The county’s presentation, led by Scott Chesney of Spokane County Planning, explained that the Department of Commerce “Housing for All” allocation and the Office of Financial Management population projection drive a planning target used to calculate unit needs. Chesney said the housing tool accounts for existing shortages, which helps explain why the unit total exceeds the near‑term population increase shown in OFM projections.

Why this matters: The county must identify where housing growth could occur while complying with the Growth Management Act (GMA) and protecting resource lands, critical areas and groundwater. Residents pressed planners to tie the needs assessment to a robust capacity analysis, note current contamination and groundwater issues on the West Plains, and prioritize reuse of vacant commercial and industrial properties before expanding development into rural parcels.

Staff framed the rural‑lands discussion around Spokane County’s planning categories: Rural Traditional (about 1 dwelling per 10 acres), Rural Conservation (about 1 per 20 acres), Urban Reserve (large parcels held for potential future urbanization), and Rural Activity Centers (historic crossroads intended as small economic hubs). Chesney said those designations, and the county’s existing comprehensive plan policies, will be reviewed in a rural element chapter audit that will inform the environmental impact statement (EIS) and any future policy changes.

On environmental constraints, staff highlighted PFAS contamination on the West Plains and noted differing aquifer systems across the county, including paleo‑channel features that affect groundwater transmission. Chesney said the county is updating its critical‑areas work and will fold findings into the EIS so planners can better understand where growth is feasible without harming groundwater or wildlife corridors.

Public commenters told planners they worry the county’s materials conflate “need” with “capacity.” Julia, a West Plains resident, said the presentation described a housing need but did not show maps of where the land could carry that growth and said many apparently vacant rural parcels provide groundwater recharge, grazing and other uses. She urged the county to pursue reuse of vacant commercial and industrial space — citing the Spokane Valley Mall area and other underused properties — before proposing spread into rural lands.

Planners responded that the housing figures are the state‑provided needs allocation and that a separate county capacity analysis and EIS will examine which parcels could actually take development once critical areas, infrastructure and service concurrency are analyzed. Chesney said updates to the county’s critical‑areas ordinance and a countywide chapter audit are underway; planners plan to post materials and maps on the county website and on the department’s YouTube channel.
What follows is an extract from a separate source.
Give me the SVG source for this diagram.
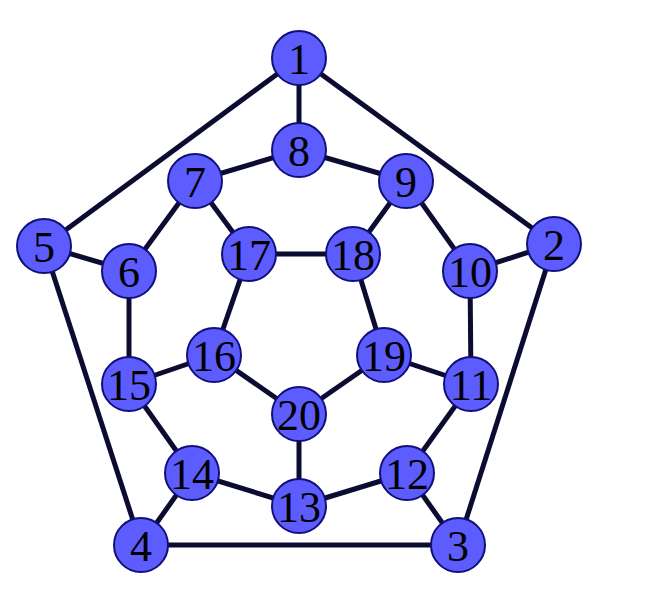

The presentation also covered agritourism and the legal constraints counties face when allowing event uses on agricultural land. Chesney cited a Washington case involving winery tasting‑room expansions that the Growth Management Hearings Board and the courts found had not adequately considered whether the changes degraded agricultural character — a legal precedent planners said they must consider if agritourism expansion is permitted in farming areas.

A final planning note: staff said the county will use the EIS alternatives to study concurrency — whether roads, water, sewer, schools and emergency services can serve proposed growth — and to refine where the Urban Growth Area (UGA) boundary should allow higher‑density development. The county’s next planning commission meeting will discuss UGAs and the EIS alternatives.

Planners encouraged residents to review posted slides and the recorded meeting on the county’s YouTube channel and said they will continue public outreach as the rural element audit and EIS move forward.

Ending: The county did not adopt policy changes at the session; staff described the meeting as an informational open house and said formal decisions will follow further analysis and public comment as the EIS and chapter audit progress.